После ее слов все замолчали в задумчивости, пока Майский, наконец, не прервал тишину.
— Ну, я тогда пойду, — сказал он, вставая с кресла.
— Куда ты заторопился? — вопросительно посмотрел на него Леонид Федорович. — Оставайся, пообедаешь.
— Нет. Мне еще к завтрашнему дню приготовиться нужно.
— А что у тебя завтра?
— В пенсионный фонд надо, — сказал Майский, выходя в коридор. — Мне пенсию должны будут пересчитать.
— Ты все этот фонд мучаешь. Не знаю даже, стоит ли… На работу не думал куда-нибудь устроиться? — осторожно поинтересовался Леонид Федорович, выходя вслед за сыном в коридор.
— На работу? А для чего? — надев ботинки и выпрямившись, Майский посмотрел отцу прямо в глаза.
— Как для чего? — смутился Леонид Федорович. — Деньги…
— Ха-х… Деньги…, — тоскливо, совсем безрадостно усмехнулся Майский. — Деньги ничто — ерунда.
— Интересный ты — «ерунда»! Жить-то ведь как-то надо?
— А зачем жить? — вдруг спросил Майский. Голос его прозвучал до странности спокойно, без какой-либо интонации, в нем отсутствовал даже малейший намек на эмоции. Майский не представлял себе, зачем вообще озвучил сейчас этот вопрос: он не рассчитывал на понимание со стороны отца и уж конечно не хотел получить ответа — он сам лучше кого бы то ни было знал ответ.
Не говоря больше ни слова, Майский одел куртку, попрощался с совершенно опешившим Леонидом Федоровичем и вышел из квартиры.
IV
IV
Часом ранее, еще до того, как в дом к Леониду Федоровичу заявился со своими требованиями недовольный кредитор, Роман уже подъезжал к одной из остановок общественного транспорта, расположенной в самом центре N-ска. Выйдя из автобуса, он прошел вдоль большой пятнадцатиэтажной гостиницы, протянувшейся до самого перекрестка и, повернув налево за стоявшими на углу торговыми павильонами, направился прямо по узкой улице, пролегавшей между старыми, построенными еще в дореволюционное время домами. Здания на этой улице пестрели витринами различных кафетериев, магазинов и развлекательных клубов; вокруг ходили пешеходы, проезжали автомобили, но для Романа ничего из этого сейчас не существовало: уткнув голову в землю, он весь был поглощен до предела будоражащими его душу переживаниями.

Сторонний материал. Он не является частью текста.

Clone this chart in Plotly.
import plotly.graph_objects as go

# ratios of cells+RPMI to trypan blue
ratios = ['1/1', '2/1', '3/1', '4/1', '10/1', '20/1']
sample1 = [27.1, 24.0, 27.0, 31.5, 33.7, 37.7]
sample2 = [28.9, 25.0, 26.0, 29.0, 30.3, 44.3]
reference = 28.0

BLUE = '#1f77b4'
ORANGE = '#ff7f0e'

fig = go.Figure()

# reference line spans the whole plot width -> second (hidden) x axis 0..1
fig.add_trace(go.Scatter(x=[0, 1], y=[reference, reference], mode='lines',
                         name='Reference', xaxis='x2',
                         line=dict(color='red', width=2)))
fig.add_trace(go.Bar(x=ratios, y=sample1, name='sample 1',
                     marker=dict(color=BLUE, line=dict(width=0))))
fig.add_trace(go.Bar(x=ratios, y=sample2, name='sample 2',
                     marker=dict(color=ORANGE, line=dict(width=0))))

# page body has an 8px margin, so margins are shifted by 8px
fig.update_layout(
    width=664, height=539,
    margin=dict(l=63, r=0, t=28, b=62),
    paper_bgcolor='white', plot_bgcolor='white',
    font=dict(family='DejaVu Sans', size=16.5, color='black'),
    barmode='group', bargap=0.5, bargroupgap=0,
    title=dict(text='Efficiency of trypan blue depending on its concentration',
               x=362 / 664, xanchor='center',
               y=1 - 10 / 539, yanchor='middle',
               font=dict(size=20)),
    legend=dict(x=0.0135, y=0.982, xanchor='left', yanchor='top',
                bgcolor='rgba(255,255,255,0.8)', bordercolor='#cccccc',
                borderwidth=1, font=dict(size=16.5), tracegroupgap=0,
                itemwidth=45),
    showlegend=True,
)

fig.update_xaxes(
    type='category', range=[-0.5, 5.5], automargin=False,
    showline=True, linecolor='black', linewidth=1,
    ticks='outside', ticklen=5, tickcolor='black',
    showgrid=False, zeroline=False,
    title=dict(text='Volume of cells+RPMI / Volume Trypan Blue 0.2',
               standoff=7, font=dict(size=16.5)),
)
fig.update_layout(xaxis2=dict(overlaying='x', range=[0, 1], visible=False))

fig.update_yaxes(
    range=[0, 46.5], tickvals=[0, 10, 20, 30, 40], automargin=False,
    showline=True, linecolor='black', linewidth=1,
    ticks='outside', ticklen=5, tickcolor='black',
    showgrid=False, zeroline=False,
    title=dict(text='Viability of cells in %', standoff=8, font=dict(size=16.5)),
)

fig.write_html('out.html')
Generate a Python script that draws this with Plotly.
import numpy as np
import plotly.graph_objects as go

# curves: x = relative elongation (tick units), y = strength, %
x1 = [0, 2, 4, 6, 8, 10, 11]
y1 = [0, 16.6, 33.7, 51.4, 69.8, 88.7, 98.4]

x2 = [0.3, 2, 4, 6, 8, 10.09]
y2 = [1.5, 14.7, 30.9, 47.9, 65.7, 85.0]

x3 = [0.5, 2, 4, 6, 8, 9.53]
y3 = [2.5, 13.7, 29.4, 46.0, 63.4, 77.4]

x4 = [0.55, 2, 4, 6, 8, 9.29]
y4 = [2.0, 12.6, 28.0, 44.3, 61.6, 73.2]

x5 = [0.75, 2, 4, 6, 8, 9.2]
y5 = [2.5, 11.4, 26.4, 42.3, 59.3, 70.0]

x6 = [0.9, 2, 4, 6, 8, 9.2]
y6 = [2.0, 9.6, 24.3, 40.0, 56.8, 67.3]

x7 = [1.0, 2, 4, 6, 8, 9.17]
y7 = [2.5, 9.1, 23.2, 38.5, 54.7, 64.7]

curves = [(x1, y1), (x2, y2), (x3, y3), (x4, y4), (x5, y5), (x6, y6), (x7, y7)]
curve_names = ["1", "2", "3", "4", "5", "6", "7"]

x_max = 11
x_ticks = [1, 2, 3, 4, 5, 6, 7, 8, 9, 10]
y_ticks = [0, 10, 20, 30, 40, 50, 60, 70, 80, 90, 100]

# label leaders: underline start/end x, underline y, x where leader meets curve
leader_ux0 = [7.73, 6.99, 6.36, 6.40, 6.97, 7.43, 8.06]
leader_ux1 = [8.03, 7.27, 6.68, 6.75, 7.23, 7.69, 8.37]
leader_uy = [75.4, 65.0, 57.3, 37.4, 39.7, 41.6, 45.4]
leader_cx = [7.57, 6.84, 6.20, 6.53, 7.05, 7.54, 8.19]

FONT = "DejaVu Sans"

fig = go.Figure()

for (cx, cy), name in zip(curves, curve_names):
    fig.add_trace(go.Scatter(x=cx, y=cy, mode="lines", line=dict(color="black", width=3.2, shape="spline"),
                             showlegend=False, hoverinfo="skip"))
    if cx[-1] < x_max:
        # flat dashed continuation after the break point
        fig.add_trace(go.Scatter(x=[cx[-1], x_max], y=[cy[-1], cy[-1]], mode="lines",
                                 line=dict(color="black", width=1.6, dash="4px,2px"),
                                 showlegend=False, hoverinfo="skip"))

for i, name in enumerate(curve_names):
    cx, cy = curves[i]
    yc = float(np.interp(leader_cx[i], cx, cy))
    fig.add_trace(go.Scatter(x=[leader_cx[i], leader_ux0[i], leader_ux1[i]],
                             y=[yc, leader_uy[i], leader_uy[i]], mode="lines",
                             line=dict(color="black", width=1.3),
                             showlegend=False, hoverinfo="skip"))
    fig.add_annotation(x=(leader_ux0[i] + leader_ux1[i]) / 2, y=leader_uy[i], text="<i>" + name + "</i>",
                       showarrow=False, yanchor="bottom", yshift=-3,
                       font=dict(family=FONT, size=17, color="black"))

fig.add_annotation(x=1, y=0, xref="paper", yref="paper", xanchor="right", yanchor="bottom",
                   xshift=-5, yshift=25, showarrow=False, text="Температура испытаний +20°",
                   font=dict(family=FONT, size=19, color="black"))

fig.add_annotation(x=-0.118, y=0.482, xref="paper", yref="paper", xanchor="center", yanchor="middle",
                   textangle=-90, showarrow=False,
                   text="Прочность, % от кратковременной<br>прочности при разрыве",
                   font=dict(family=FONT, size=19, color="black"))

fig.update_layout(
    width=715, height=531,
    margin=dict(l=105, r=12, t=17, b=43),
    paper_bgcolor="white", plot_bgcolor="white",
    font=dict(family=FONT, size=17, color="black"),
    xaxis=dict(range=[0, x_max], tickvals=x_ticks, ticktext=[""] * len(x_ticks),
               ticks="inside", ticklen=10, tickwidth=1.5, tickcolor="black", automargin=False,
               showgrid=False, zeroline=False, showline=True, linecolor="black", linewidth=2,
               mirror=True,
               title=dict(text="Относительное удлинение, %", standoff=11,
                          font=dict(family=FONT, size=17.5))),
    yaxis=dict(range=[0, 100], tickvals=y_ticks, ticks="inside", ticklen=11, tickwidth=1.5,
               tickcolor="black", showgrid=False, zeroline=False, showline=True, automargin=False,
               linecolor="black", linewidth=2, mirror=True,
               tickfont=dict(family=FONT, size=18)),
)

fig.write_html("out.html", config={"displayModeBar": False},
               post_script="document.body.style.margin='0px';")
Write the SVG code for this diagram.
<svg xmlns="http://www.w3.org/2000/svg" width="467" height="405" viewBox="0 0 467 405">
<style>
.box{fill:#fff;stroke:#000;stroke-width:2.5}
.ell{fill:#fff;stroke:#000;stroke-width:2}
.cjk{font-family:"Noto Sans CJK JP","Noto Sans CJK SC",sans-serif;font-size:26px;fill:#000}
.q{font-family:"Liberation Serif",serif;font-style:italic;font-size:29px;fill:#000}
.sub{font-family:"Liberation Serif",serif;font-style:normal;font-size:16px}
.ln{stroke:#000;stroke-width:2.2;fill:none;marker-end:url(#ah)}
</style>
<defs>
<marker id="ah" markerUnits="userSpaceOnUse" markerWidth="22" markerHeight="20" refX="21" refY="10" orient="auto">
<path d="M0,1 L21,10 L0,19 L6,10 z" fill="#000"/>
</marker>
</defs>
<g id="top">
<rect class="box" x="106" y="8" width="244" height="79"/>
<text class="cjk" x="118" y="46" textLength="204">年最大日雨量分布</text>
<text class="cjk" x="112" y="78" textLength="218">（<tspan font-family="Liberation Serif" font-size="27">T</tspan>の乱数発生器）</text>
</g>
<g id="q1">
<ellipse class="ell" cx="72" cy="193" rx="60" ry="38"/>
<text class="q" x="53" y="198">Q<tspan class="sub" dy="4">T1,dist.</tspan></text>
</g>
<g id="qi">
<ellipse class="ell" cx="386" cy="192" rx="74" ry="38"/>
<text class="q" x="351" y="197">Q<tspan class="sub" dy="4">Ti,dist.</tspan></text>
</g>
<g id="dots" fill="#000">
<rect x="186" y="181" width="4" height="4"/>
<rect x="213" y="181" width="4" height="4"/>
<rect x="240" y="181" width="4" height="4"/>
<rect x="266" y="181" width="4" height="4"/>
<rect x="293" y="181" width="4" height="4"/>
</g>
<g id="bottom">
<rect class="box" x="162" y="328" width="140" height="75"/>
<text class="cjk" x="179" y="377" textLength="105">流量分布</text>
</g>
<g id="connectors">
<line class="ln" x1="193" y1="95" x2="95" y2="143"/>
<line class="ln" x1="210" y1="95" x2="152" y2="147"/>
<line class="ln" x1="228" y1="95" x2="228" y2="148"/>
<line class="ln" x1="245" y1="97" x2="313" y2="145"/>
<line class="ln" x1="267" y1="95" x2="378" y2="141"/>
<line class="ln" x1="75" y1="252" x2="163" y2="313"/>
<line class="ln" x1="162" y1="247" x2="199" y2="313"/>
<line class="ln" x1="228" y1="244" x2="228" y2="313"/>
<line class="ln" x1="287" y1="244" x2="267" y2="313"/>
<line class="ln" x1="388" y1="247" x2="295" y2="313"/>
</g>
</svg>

Роман вернулся с Китая чуть меньше четырех месяцев назад. К тому моменту его болезнь настолько обострилась, что он уже даже не приходил в сознание, постоянно пребывая в смешанном полубредовом состоянии. Несколько дней и ночей мучился он в забытье, пока, в результате стараний Марины, окружившей его своим вниманием и заботой, Роману, наконец, не стало легче. Но только-только он начал выздоравливать, как тут же со всей очевидностью вынужден был столкнуться с фактом своего полного провала. В их совместный с Дульцовым проект он вложил все сбережения, по сути — все свое имущество, и сейчас оказался вконец разорен. Он потерял все что было, и вместе с этой потерей рухнули его надежды на реализацию заветной мечты, к которой он неуклонно шел всю свою сознательную жизнь. Само же по себе банкротство оказалось лишь вершиной айсберга: в действительности дела обстояли еще хуже. Часть денег, что были вложены Романом в предприятие, он взял в кредит, и теперь, лишившись всех своих сбережений, оставшись без работы и вообще какого-либо дохода, ему еще нужно было возвращать огромную сумму банку. Сложившиеся обстоятельства обескуражили Романа: начиная дело с Дульцовым, он на много раз оценивал все риски, но никак не рассчитывал на такой вариант развития событий и оттого совершенно отчаялся. Еще только совсем недавно преисполненный надеждами и оптимизмом он блуждал в пьянящем тумане мечтаний и грез, даже не подозревая, с какой жесткой неумолимой реальностью суждено ему будет столкнуться. Действительность Романа стала кошмаром, а будущее предвещало только еще большие проблемы; но вместе с тем в душе его вспыхнуло другое, не менее тягостное ощущение.